We then have dinner in the hotel where we celebrated one of the groups’ birthday. I had arranged for the restaurant to prepare a cake and surprise the child during dinner. The hotel staff shut off the lights and sing happy birthday as they approach his table with the cake…a really nice touch!
Day 6 – Thursday
The day begins with a call from the inspiresport office in Cardiff to check how everything is going. During the call I’m made aware of an additional fee from the hotel, which wasn’t mentioned on the booking. After briefly discussing with the party leader, I call the inspiresport team back and it’s decided that I should cover this cost on behalf of the company.
Our fifth day in resort saw us following our ski routine with some ice skating fun! As a rep I had made sure I knew where the ice skating rink is located and that I have enough money in cash to pay for the tickets which was the preferred payment method of the service provider. This was a cost I knew of in advance, so everything went exactly to plan.
Following an hour of ice skating we head back to the hotel, where the teachers are given some free drinks in the lounge bar while the children get ready for dinner.
Day 7 – Friday
Our last day in resort initially has a free evening at leisure scheduled in the itinerary. However, I knew the group would still be buzzing with energy at the end of their second lesson.
I approach the owner of the ski rental shop to enquire about the bumboards they rent out. We discuss the different options and end up with a solution which is good for everyone…and even includes free hot chocolate as part of the deal!
To save time I take a bag to the lockers before the second ski lesson. I put all of the group’s shoes in it to take them to the ski rental shop. When they’re done with the lesson I’m waiting for them by the shop with all of their shoes nicely laid out and ready for them. That saved us lots of time and we are soon off to the slopes with our bumboards.
The children love their hot chocolate at the end of the session and have loads of fun going down the slopes on their boards.
After dinner everyone heads to their rooms to pack their suitcases ready for the journey home tomorrow.
Day 8 – Saturday
In the morning the children take their suitcases to the restaurant while the teachers and I complete a quick room inspection. Everything was looking good so we head to the restaurant for breakfast. I stop by reception to check everyone out and give back all the room cards and the ski passes.
After breakfast I give the coach driver a quick call to check everything is ok and running to time. He soon arrives and we’re off to the airport. I arrange with him a comfort break on the way back to the airport, a conversation which involves the help of Google Translate.

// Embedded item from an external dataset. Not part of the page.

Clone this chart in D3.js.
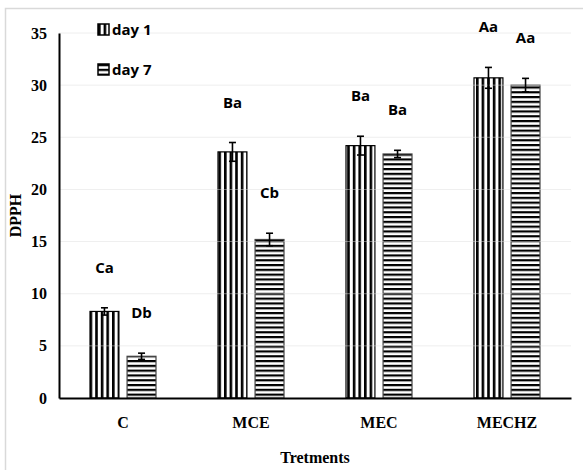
<!DOCTYPE html>
<html>
<head>
    <meta charset="utf-8">
    <title>DPPH chart</title>
    <script type="text/javascript" src="https://d3js.org/d3.v7.min.js"></script>
    <style>
      body { margin: 0; background: #fff; }
    </style>
</head>
<body>
<script type="text/javascript">

        var width = 583
        var height = 470

        // data
        var treatments = ["C", "MCE", "MEC", "MECHZ"]
        var seriesNames = ["day 1", "day 7"]
        var day1 = [8.3, 23.6, 24.2, 30.7]
        var day7 = [4.0, 15.2, 23.4, 30.0]
        var day1Err = [0.35, 0.9, 0.9, 1.0]
        var day7Err = [0.3, 0.6, 0.35, 0.65]
        var day1Letters = ["Ca", "Ba", "Ba", "Aa"]
        var day7Letters = ["Db", "Cb", "Ba", "Aa"]
        var yTicks = [0, 5, 10, 15, 20, 25, 30, 35]

        var margin = {top: 33, right: 12, bottom: 72, left: 59}

        var svg = d3.select("body").append("svg").attr("width", width).attr("height", height)

        // light frame round the chart area
        svg.append("rect")
            .attr("x", 5.5).attr("y", 8.5)
            .attr("width", 700).attr("height", 700)
            .attr("fill", "none").attr("stroke", "#d9d9d9").attr("stroke-width", 1.5)

        var defs = svg.append("defs")
        var vert = defs.append("pattern").attr("id", "vstripe")
            .attr("patternUnits", "userSpaceOnUse").attr("width", 5.6).attr("height", 10)
        vert.append("rect").attr("width", 5.6).attr("height", 10).attr("fill", "#fff")
        vert.append("rect").attr("x", 0).attr("width", 2.6).attr("height", 10).attr("fill", "#000")

        var horiz = defs.append("pattern").attr("id", "hstripe")
            .attr("patternUnits", "userSpaceOnUse").attr("width", 10).attr("height", 4.8)
        horiz.append("rect").attr("width", 10).attr("height", 4.8).attr("fill", "#fff")
        horiz.append("rect").attr("y", 0).attr("width", 10).attr("height", 2.2).attr("fill", "#000")

        var x0 = d3.scaleBand().domain(treatments)
            .range([margin.left, width - margin.right])
        var x1 = d3.scaleBand().domain(seriesNames)
            .range([x0.bandwidth() / 2 - 33, x0.bandwidth() / 2 + 33]).paddingInner(0.22)
        var y = d3.scaleLinear().domain([0, 35]).range([height - margin.bottom, margin.top])

        var rows = treatments.map(function(t, i) {
            return [
                {cat: t, s: "day 1", v: day1[i], e: day1Err[i], l: day1Letters[i], fill: "url(#vstripe)", stroke: "#000"},
                {cat: t, s: "day 7", v: day7[i], e: day7Err[i], l: day7Letters[i], fill: "url(#hstripe)", stroke: "#444"}
            ]
        })
        var bars = d3.merge(rows)

        svg.selectAll(".bar")
            .data(bars)
            .enter()
            .append("rect")
            .attr("class", "bar")
            .attr("x", function(d) { return x0(d.cat) + x1(d.s) })
            .attr("y", function(d) { return y(d.v) })
            .attr("width", x1.bandwidth())
            .attr("height", function(d) { return y(0) - y(d.v) })
            .attr("fill", function(d) { return d.fill })
            .attr("stroke", function(d) { return d.stroke })
            .attr("stroke-width", 1.2)

        // faint gridlines showing through the bars
        svg.selectAll(".grid")
            .data(yTicks.slice(1))
            .enter()
            .append("line")
            .attr("x1", margin.left).attr("x2", width - margin.right)
            .attr("y1", function(d) { return y(d) }).attr("y2", function(d) { return y(d) })
            .attr("stroke", "#ddd").attr("stroke-width", 0.8).attr("opacity", 0.6)

        // error bars
        var eb = svg.selectAll(".err").data(bars).enter().append("g").attr("class", "err")
        eb.append("line")
            .attr("x1", function(d) { return x0(d.cat) + x1(d.s) + x1.bandwidth() / 2 })
            .attr("x2", function(d) { return x0(d.cat) + x1(d.s) + x1.bandwidth() / 2 })
            .attr("y1", function(d) { return y(d.v - d.e) })
            .attr("y2", function(d) { return y(d.v + d.e) })
            .attr("stroke", "#000").attr("stroke-width", 1.6)
        eb.append("line")
            .attr("x1", function(d) { return x0(d.cat) + x1(d.s) + x1.bandwidth() / 2 - 3.5 })
            .attr("x2", function(d) { return x0(d.cat) + x1(d.s) + x1.bandwidth() / 2 + 3.5 })
            .attr("y1", function(d) { return y(d.v + d.e) })
            .attr("y2", function(d) { return y(d.v + d.e) })
            .attr("stroke", "#000").attr("stroke-width", 1.6)
        eb.append("line")
            .attr("x1", function(d) { return x0(d.cat) + x1(d.s) + x1.bandwidth() / 2 - 3.5 })
            .attr("x2", function(d) { return x0(d.cat) + x1(d.s) + x1.bandwidth() / 2 + 3.5 })
            .attr("y1", function(d) { return y(d.v - d.e) })
            .attr("y2", function(d) { return y(d.v - d.e) })
            .attr("stroke", "#000").attr("stroke-width", 1.6)

        // significance letters
        svg.selectAll(".letter")
            .data(bars)
            .enter()
            .append("text")
            .attr("class", "letter")
            .attr("x", function(d) { return x0(d.cat) + x1(d.s) + x1.bandwidth() / 2 })
            .attr("y", function(d) { return y(d.v + d.e) - 35 })
            .attr("text-anchor", "middle")
            .style("font-family", "'Liberation Sans Narrow', 'Open Sans', sans-serif")
            .style("font-weight", "bold")
            .style("font-size", "15px")
            .text(function(d) { return d.l })

        // axes
        var yAxis = svg.append("g")
            .attr("transform", "translate(" + margin.left + ",0)")
            .call(d3.axisLeft(y).tickValues(yTicks).tickSize(0).tickPadding(12))
        yAxis.select(".domain").attr("stroke", "#000").attr("stroke-width", 2)
        yAxis.selectAll("text")
            .style("font-family", "'Liberation Serif', serif")
            .style("font-weight", "bold").style("font-size", "16px").attr("fill", "#000")

        var xAxis = svg.append("g")
            .attr("transform", "translate(0," + y(0) + ")")
            .call(d3.axisBottom(x0).tickSize(0).tickPadding(19))
        xAxis.select(".domain").attr("stroke", "#000").attr("stroke-width", 2)
        xAxis.selectAll("text")
            .style("font-family", "'Liberation Serif', serif")
            .style("font-weight", "bold").style("font-size", "16px").attr("fill", "#000")

        svg.append("text")
            .attr("transform", "translate(21," + ((margin.top + y(0)) / 2) + ") rotate(-90)")
            .attr("text-anchor", "middle")
            .style("font-family", "'Liberation Serif', serif")
            .style("font-weight", "bold").style("font-size", "16px")
            .text("DPPH")

        svg.append("text")
            .attr("x", (margin.left + width - margin.right) / 2)
            .attr("y", 463)
            .attr("text-anchor", "middle")
            .style("font-family", "'Liberation Serif', serif")
            .style("font-weight", "bold").style("font-size", "16px")
            .text("Tretments")

        // legend
        var legend = svg.selectAll(".legend")
            .data([{s: seriesNames[0], fill: "url(#vstripe)"}, {s: seriesNames[1], fill: "url(#hstripe)"}])
            .enter()
            .append("g")
            .attr("class", "legend")
            .attr("transform", function(d, i) { return "translate(98," + (24 + i * 40) + ")" })
        legend.append("rect")
            .attr("width", 11).attr("height", 11)
            .attr("fill", function(d) { return d.fill })
            .attr("stroke", "#000").attr("stroke-width", 1.5)
        legend.append("text")
            .attr("x", 14).attr("y", 11)
            .style("font-family", "'Liberation Sans Narrow', 'Open Sans', sans-serif")
            .style("font-weight", "bold").style("font-size", "15px")
            .text(function(d) { return d.s })

</script>
</body>
</html>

We get to the airport where I give the group their boarding passes which I had printed before we left. While most of the group are able to check in using the self service machines, I take two of the children to the desks where they have to be checked in manually.
We get on the plane and settle in for our flight back to London.
I get on the coach to Reading with the group and I’m soon saying my final goodbyes with the children as their parents come to pick them up.
I then proceed to the train station where I’ll be catching my train to Cardiff. As I’m on my way to the Welsh capital I reflect on the tour – a few challenges and lots of amazing moments. It was a successful trip, I think, that empowered the children and made them see how much they can develop their skills in a single week. It was really lovely to watch them bond as a group. I catch myself wondering if they’ll be saying hello to each other when they’re back in school, as a lot of them are in different years. Regardless, they’ll always have the memory of a truly wonderful week spent eating pasta, skiing and enjoying everything that Bardonecchia had to offer.